Header: #include <xinfer/zoo/audio/event_detector.h>

#include <xinfer/zoo/audio/event_detector.h>
#include <iostream>
#include <vector>
 
int main() {
    xinfer::zoo::audio::EventDetectorConfig config;
    config.engine_path = "assets/audio_event_detector.engine";
    config.labels_path = "assets/event_labels.txt"; // e.g., "glass_break", "siren"
    config.event_threshold = 0.7f;
 
    xinfer::zoo::audio::EventDetector detector(config);
 
    std::vector<float> long_audio_stream; // A long recording
    
    auto events = detector.predict(long_audio_stream);
 
    std::cout << "Detected " << events.size() << " audio events:\n";
    for (const auto& event : events) {
        printf(" - Event: %-15s, Start: %.2fs, End: %.2fs\n",
               event.label.c_str(), event.start_time_seconds, event.end_time_seconds);
    }
}

Config Struct: EventDetectorConfig Input: std::vector<float> audio waveform. Output Struct: AudioEvent (contains label, start/end times, and confidence).


MusicSourceSeparator

Separates a mixed music track into its constituent sources, such as vocals, drums, bass, and other instruments.
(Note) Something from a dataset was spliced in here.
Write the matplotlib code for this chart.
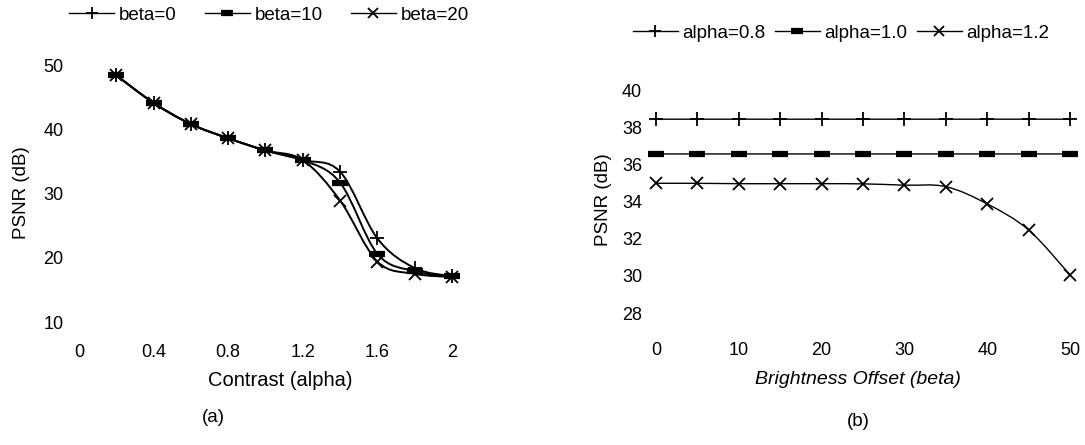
import matplotlib
matplotlib.use("Agg")
import matplotlib.pyplot as plt
from matplotlib.path import Path
from matplotlib.patches import PathPatch
from matplotlib.lines import Line2D

plt.rcParams['font.family'] = ['Liberation Sans', 'DejaVu Sans']

# panel (a): PSNR vs contrast
alpha = [0.2, 0.4, 0.6, 0.8, 1.0, 1.2, 1.4, 1.6, 1.8, 2.0]
psnr_beta0 = [48.4, 44.1, 40.8, 38.6, 36.7, 35.2, 33.4, 23.0, 18.4, 17.1]
psnr_beta10 = [48.4, 44.1, 40.8, 38.6, 36.7, 35.2, 31.7, 20.6, 17.9, 17.1]
psnr_beta20 = [48.4, 44.1, 40.8, 38.6, 36.7, 35.2, 28.9, 19.4, 17.5, 17.0]

# panel (b): PSNR vs brightness offset
beta = [0, 5, 10, 15, 20, 25, 30, 35, 40, 45, 50]
psnr_a08 = [38.43] * 11
psnr_a10 = [36.56] * 11
psnr_a12 = [34.98, 34.98, 34.96, 34.96, 34.96, 34.95, 34.88, 34.8, 33.87, 32.47, 30.05]

markers = [dict(marker='+', ms=10, mew=1.3),
           dict(marker='_', ms=11, mew=4.5),
           dict(marker='x', ms=9, mew=1.3)]


def smooth(ax, x, y, lw):
    # Catmull-Rom style curve through the points, like a spreadsheet "smooth line"
    n = len(x)
    verts = [(x[0], y[0])]
    codes = [Path.MOVETO]
    for i in range(n - 1):
        p0 = max(i - 1, 0)
        p3 = min(i + 2, n - 1)
        c1 = (x[i] + (x[i + 1] - x[p0]) / 6, y[i] + (y[i + 1] - y[p0]) / 6)
        c2 = (x[i + 1] - (x[p3] - x[i]) / 6, y[i + 1] - (y[p3] - y[i]) / 6)
        verts += [c1, c2, (x[i + 1], y[i + 1])]
        codes += [Path.CURVE4] * 3
    ax.add_patch(PathPatch(Path(verts, codes), fill=False, edgecolor='black', lw=lw, clip_on=False))


fig = plt.figure(figsize=(10.85, 4.45), dpi=100)

ax1 = fig.add_axes([0.0728, 0.2764, 0.3438, 0.5775])
for ys, mk in zip([psnr_beta0, psnr_beta10, psnr_beta20], markers):
    smooth(ax1, alpha, ys, 1.4)
    ax1.plot(alpha, ys, ls='none', color='black', clip_on=False, **mk)
ax1.set_xlim(0, 2)
ax1.set_ylim(10, 50)
ax1.set_xticks([0, 0.4, 0.8, 1.2, 1.6, 2])
ax1.set_xticklabels(['0', '0.4', '0.8', '1.2', '1.6', '2'])
ax1.set_yticks([10, 20, 30, 40, 50])
ax1.tick_params(axis='x', length=0, pad=16, labelsize=13)
ax1.tick_params(axis='y', length=0, pad=11, labelsize=13)

ax2 = fig.add_axes([0.6046, 0.2966, 0.3816, 0.5011])
for ys, mk in zip([psnr_a08, psnr_a10, psnr_a12], markers):
    smooth(ax2, beta, ys, 1.0)
    ax2.plot(beta, ys, ls='none', color='black', clip_on=False, **mk)
ax2.set_xlim(0, 50)
ax2.set_ylim(28, 40)
ax2.set_xticks([0, 10, 20, 30, 40, 50])
ax2.set_yticks([28, 30, 32, 34, 36, 38, 40])
ax2.tick_params(axis='x', length=0, pad=21, labelsize=13)
ax2.tick_params(axis='y', length=0, pad=10, labelsize=13)

for ax in (ax1, ax2):
    for s in ax.spines.values():
        s.set_visible(False)

# axis titles and captions
fig.text(280 / 1085, 1 - 380 / 445, 'Contrast (alpha)', ha='center', va='center', fontsize=14.5)
fig.text(22 / 1085, 1 - 193 / 445, 'PSNR (dB)', ha='center', va='center', rotation=90, fontsize=13.5)
fig.text(858 / 1085, 1 - 380 / 445, 'Brightness Offset (beta)', ha='center', va='center',
         fontsize=14, style='italic')
fig.text(603 / 1085, 1 - 200 / 445, 'PSNR (dB)', ha='center', va='center', rotation=90, fontsize=13.5)
fig.text(213 / 1085, 1 - 418 / 445, '(a)', ha='center', va='center', fontsize=13.5)
fig.text(858 / 1085, 1 - 422 / 445, '(b)', ha='center', va='center', fontsize=13.5)

# legends
def handles(labels):
    out = []
    for lb, mk in zip(labels, markers):
        m = dict(mk)
        m['ms'] = m['ms'] * 0.8
        out.append(Line2D([], [], color='black', lw=1.0, label=lb, **m))
    return out

fig.legend(handles=handles(['beta=0', 'beta=10', 'beta=20']), loc='center',
           bbox_to_anchor=(269 / 1085, 1 - 15 / 445), ncol=3, frameon=False, fontsize=13.5,
           handlelength=2.4, handletextpad=0.25, columnspacing=1.5, borderpad=0)
fig.legend(handles=handles(['alpha=0.8', 'alpha=1.0', 'alpha=1.2']), loc='center',
           bbox_to_anchor=(841 / 1085, 1 - 33 / 445), ncol=3, frameon=False, fontsize=13.5,
           handlelength=2.4, handletextpad=0.25, columnspacing=0.5, borderpad=0)

fig.savefig('out.png', dpi=100)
Header: #include <xinfer/zoo/audio/music_source_separator.h>

#include <xinfer/zoo/audio/music_source_separator.h>
#include <iostream>
#include <vector>
#include <map>
 
int main() {
    xinfer::zoo::audio::MusicSourceSeparatorConfig config;
    config.engine_path = "assets/music_separator.engine";
    config.source_names = {"vocals", "drums", "bass", "other"};
 
    xinfer::zoo::audio::MusicSourceSeparator separator(config);
 
    std::vector<float> song_waveform; // Load a full song
    
    // The result is a map from the source name to its isolated audio waveform.
    std::map<std::string, xinfer::zoo::audio::AudioWaveform> sources = separator.predict(song_waveform);
 
    std::cout << "Separated music into " << sources.size() << " sources:\n";
    for (const auto& pair : sources) {
        std::cout << " - Found source: " << pair.first << " (" << pair.second.size() << " samples)\n";
        // In a real app, you would save each waveform to a new .wav file.
    }
}

Config Struct: MusicSourceSeparatorConfig Input: std::vector<float> mixed audio waveform. Output: std::map<std::string, AudioWaveform>.